• **WHAT YOU HAVE TO DO**
Write out the material exactly, leaving every picture behind.

◆ ◆ ◆ ◆ ◆ ◆ ◆

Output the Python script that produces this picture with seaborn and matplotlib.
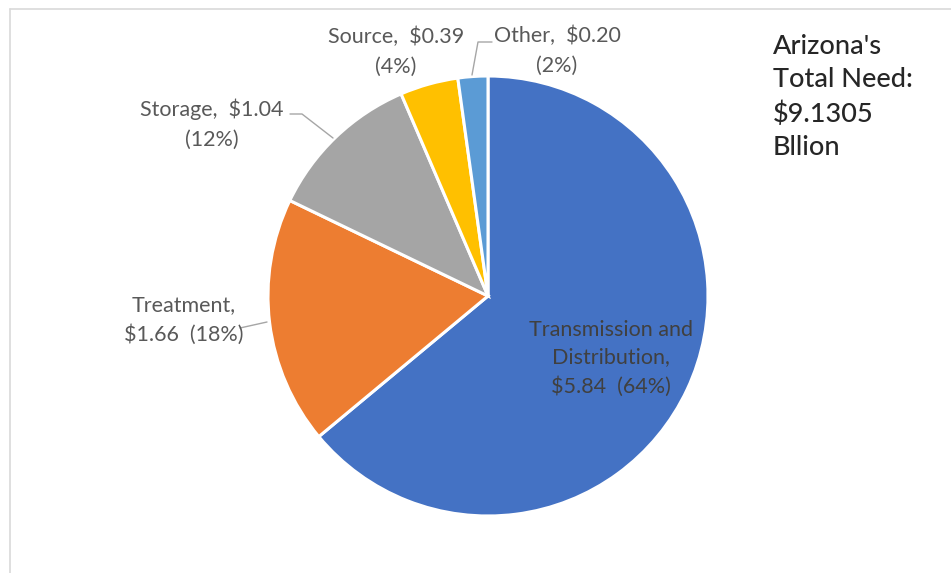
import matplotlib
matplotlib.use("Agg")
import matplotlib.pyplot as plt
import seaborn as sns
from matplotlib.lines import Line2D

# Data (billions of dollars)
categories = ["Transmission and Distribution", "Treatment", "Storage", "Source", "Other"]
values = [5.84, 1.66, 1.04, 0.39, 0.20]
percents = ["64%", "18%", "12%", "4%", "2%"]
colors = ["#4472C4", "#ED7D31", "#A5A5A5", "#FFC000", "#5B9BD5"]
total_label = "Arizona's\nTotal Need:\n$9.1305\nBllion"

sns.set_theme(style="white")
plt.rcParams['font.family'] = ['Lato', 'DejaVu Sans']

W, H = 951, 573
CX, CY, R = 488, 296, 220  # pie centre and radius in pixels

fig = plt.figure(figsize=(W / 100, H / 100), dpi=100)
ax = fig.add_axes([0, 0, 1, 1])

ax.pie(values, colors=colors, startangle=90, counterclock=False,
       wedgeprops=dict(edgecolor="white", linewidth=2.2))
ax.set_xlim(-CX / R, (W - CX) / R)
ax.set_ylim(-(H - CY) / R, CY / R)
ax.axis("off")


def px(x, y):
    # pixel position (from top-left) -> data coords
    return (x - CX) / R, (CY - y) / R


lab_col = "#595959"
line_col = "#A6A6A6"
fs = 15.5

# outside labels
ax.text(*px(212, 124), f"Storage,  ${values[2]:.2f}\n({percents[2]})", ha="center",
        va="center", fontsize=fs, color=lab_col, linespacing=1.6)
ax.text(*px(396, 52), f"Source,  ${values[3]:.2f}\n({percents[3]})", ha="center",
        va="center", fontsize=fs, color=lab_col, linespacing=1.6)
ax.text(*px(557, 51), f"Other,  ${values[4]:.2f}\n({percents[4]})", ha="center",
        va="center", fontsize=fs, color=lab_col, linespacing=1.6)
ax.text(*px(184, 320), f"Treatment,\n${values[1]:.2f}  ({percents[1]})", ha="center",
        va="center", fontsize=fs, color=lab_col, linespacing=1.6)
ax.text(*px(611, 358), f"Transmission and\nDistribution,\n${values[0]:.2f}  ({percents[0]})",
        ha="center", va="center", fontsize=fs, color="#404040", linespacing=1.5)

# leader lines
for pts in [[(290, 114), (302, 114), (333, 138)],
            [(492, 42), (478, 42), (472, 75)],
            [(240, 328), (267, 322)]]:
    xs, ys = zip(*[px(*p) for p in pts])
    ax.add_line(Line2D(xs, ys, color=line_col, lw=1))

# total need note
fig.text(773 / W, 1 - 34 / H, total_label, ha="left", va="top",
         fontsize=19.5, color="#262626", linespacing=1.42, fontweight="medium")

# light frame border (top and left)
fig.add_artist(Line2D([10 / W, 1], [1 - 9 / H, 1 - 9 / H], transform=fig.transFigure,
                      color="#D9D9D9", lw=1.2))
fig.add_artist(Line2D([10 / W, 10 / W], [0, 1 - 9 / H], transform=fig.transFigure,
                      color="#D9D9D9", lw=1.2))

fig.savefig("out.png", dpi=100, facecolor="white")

◆ ◆ ◆ ◆ ◆ ◆ ◆

• **ANSWER FOR THIS EXERCISE**
Output the Python script that produces this picture with seaborn and matplotlib.
import matplotlib
matplotlib.use("Agg")
import matplotlib.pyplot as plt
import seaborn as sns
from matplotlib.lines import Line2D

# Data (billions of dollars)
categories = ["Transmission and Distribution", "Treatment", "Storage", "Source", "Other"]
values = [5.84, 1.66, 1.04, 0.39, 0.20]
percents = ["64%", "18%", "12%", "4%", "2%"]
colors = ["#4472C4", "#ED7D31", "#A5A5A5", "#FFC000", "#5B9BD5"]
total_label = "Arizona's\nTotal Need:\n$9.1305\nBllion"

sns.set_theme(style="white")
plt.rcParams['font.family'] = ['Lato', 'DejaVu Sans']

W, H = 951, 573
CX, CY, R = 488, 296, 220  # pie centre and radius in pixels

fig = plt.figure(figsize=(W / 100, H / 100), dpi=100)
ax = fig.add_axes([0, 0, 1, 1])

ax.pie(values, colors=colors, startangle=90, counterclock=False,
       wedgeprops=dict(edgecolor="white", linewidth=2.2))
ax.set_xlim(-CX / R, (W - CX) / R)
ax.set_ylim(-(H - CY) / R, CY / R)
ax.axis("off")


def px(x, y):
    # pixel position (from top-left) -> data coords
    return (x - CX) / R, (CY - y) / R


lab_col = "#595959"
line_col = "#A6A6A6"
fs = 15.5

# outside labels
ax.text(*px(212, 124), f"Storage,  ${values[2]:.2f}\n({percents[2]})", ha="center",
        va="center", fontsize=fs, color=lab_col, linespacing=1.6)
ax.text(*px(396, 52), f"Source,  ${values[3]:.2f}\n({percents[3]})", ha="center",
        va="center", fontsize=fs, color=lab_col, linespacing=1.6)
ax.text(*px(557, 51), f"Other,  ${values[4]:.2f}\n({percents[4]})", ha="center",
        va="center", fontsize=fs, color=lab_col, linespacing=1.6)
ax.text(*px(184, 320), f"Treatment,\n${values[1]:.2f}  ({percents[1]})", ha="center",
        va="center", fontsize=fs, color=lab_col, linespacing=1.6)
ax.text(*px(611, 358), f"Transmission and\nDistribution,\n${values[0]:.2f}  ({percents[0]})",
        ha="center", va="center", fontsize=fs, color="#404040", linespacing=1.5)

# leader lines
for pts in [[(290, 114), (302, 114), (333, 138)],
            [(492, 42), (478, 42), (472, 75)],
            [(240, 328), (267, 322)]]:
    xs, ys = zip(*[px(*p) for p in pts])
    ax.add_line(Line2D(xs, ys, color=line_col, lw=1))

# total need note
fig.text(773 / W, 1 - 34 / H, total_label, ha="left", va="top",
         fontsize=19.5, color="#262626", linespacing=1.42, fontweight="medium")

# light frame border (top and left)
fig.add_artist(Line2D([10 / W, 1], [1 - 9 / H, 1 - 9 / H], transform=fig.transFigure,
                      color="#D9D9D9", lw=1.2))
fig.add_artist(Line2D([10 / W, 10 / W], [0, 1 - 9 / H], transform=fig.transFigure,
                      color="#D9D9D9", lw=1.2))

fig.savefig("out.png", dpi=100, facecolor="white")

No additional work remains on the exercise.